2. Un cadre légal validé par le Conseil constitutionnel

La jurisprudence du Conseil constitutionnel 44 ( * ) , a admis que la Constitution ne faisait pas obstacle à ce que « des fonctions normalement réservées à des magistrats de carrière puissent être exercées à titre temporaire par des personnes qui n'entendent pas pour autant embrasser une carrière judiciaire ».

Le Conseil a toutefois strictement encadré le recours à des personnes extérieures au monde judiciaire, en subordonnant la mise en place de ce dispositif à une série de garanties , afin de respecter la double exigence constitutionnelle de l'indépendance des magistrats du siège (article 64 de la Constitution) et de l'égal accès aux emplois publics (en vertu de l'article 6 de la Déclaration des droits de l'Homme et du citoyen de 1789).

- En premier lieu, le Conseil constitutionnel a posé l'obligation d'une limitation du nombre de ces magistrats dans les juridictions, traduisant le caractère nécessairement exceptionnel de l'exercice de fonctions judiciaires par des personnes autres que des magistrats de carrière 45 ( * ) .

- En deuxième lieu, afin de respecter le principe d'indépendance , le Conseil constitutionnel a posé une série de conditions  jugées indispensables parmi lesquelles  :

§ la mention du caractère non renouvelable de la durée des fonctions dans le statut des magistrats nommés à titre temporaire, le Conseil ayant estimé dans sa décision du 21 février 1992 que le renouvellement d'un juge dans des fonctions du siège était susceptible de porter atteinte à son indépendance dès lors qu'il pourrait impliquer une appréciation sur la manière dont ce dernier aurait exercé ses fonctions ;

§ la soumission des magistrats exerçant à titre temporaire au statut de la magistrature 46 ( * ) ;

§ l'établissement d'un régime d'incompatibilité 47 ( * ) .

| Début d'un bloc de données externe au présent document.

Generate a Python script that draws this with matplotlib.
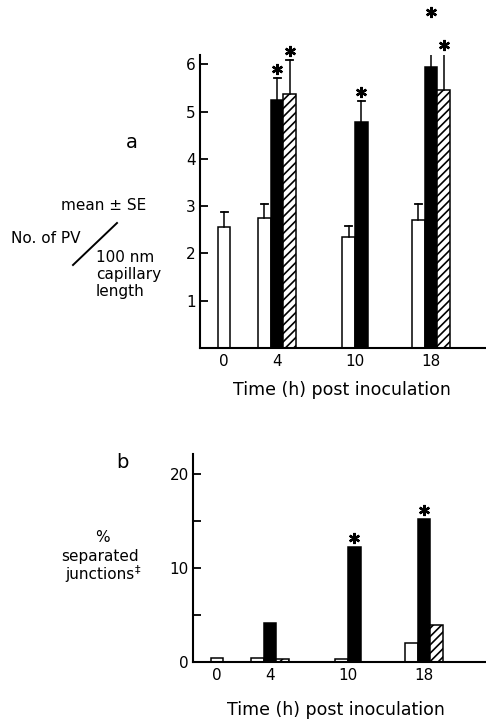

- En troisième lieu, le Conseil a émis une série d'observations relatives au principe d'égal accès aux fonctions :

§ en matière disciplinaire, il a accepté qu'une sanction spécifique aux magistrats exerçant à titre temporaire soit prévue, estimant dans sa décision n° 94-355 du 10 janvier 1995 qu'étaient prises « en compte les particularités de la situation des intéressés » ;

§ sur les critères de recrutement, le Conseil constitutionnel a imposé l'obligation de vérifier « l'aptitude à juger » et « la compétence juridique des intéressés », estimant que ces éléments conditionnaient en grande partie la valeur des jugements rendus.

Il existe donc déjà en théorie de nombreuses voies d'accès complémentaires aux fonctions juridictionnelles pour une durée limitée. Le dispositif proposé est-il alors particulièrement adapté aux candidats ?

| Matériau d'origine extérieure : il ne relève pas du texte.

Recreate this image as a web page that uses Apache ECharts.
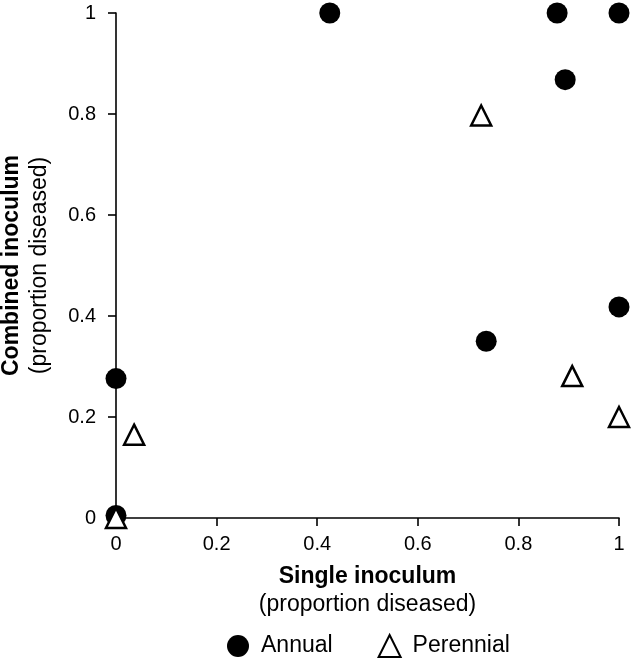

* 44 Dans ses décisions n° 92 - 305 DC du 21 février 1992, n° 94 - 355 DC du 10 janvier 1995 et n° 98 - 396 DC du 19 février 1998.

* 45 La jurisprudence du Conseil constitutionnel en la matière reste cependant assez souple, ce dernier ayant validé l'augmentation du nombre de magistrats recrutés à titre temporaire, s'agissant des conseillers de cour d'appel en service extraordinaire recrutés jusqu'au 31 décembre 1999 ou des conseillers et avocats généraux à la Cour de cassation en service extraordinaire.

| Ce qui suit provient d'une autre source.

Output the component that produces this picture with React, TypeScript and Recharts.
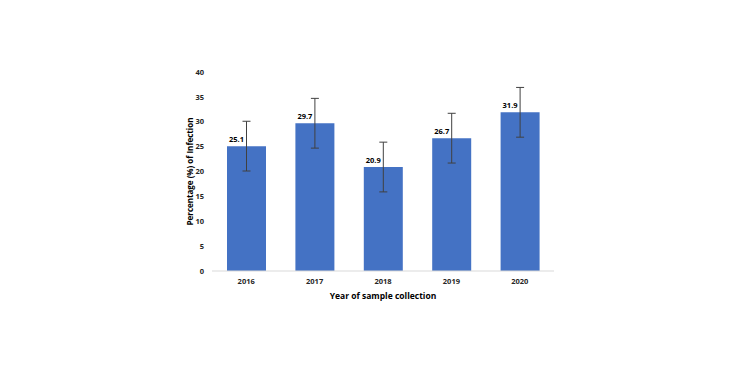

* 46 Le Conseil a estimé qu'« il importe [...] que les intéressés soient soumis aux droits et obligations applicables à l'ensemble des magistrats sous la seule réserve des dispositions spécifiques qu'impose l'exercice à titre temporaire de leurs fonctions ». Notons toutefois à cet égard que le Conseil constitutionnel, dans sa décision précitée du 10 janvier 1995, a validé certaines dérogations relatives à l'obligation de résidence au siège de la juridiction à laquelle appartiennent ou sont rattachés ces magistrats, ou encore au régime de rémunération, après avoir estimé qu'elles trouvaient « une justification dans la spécificité des conditions dans lesquelles ces magistrats sont recrutés et exercent leurs fonctions ».

* 47 Décision n° 94-355 DC du 10 janvier 1995.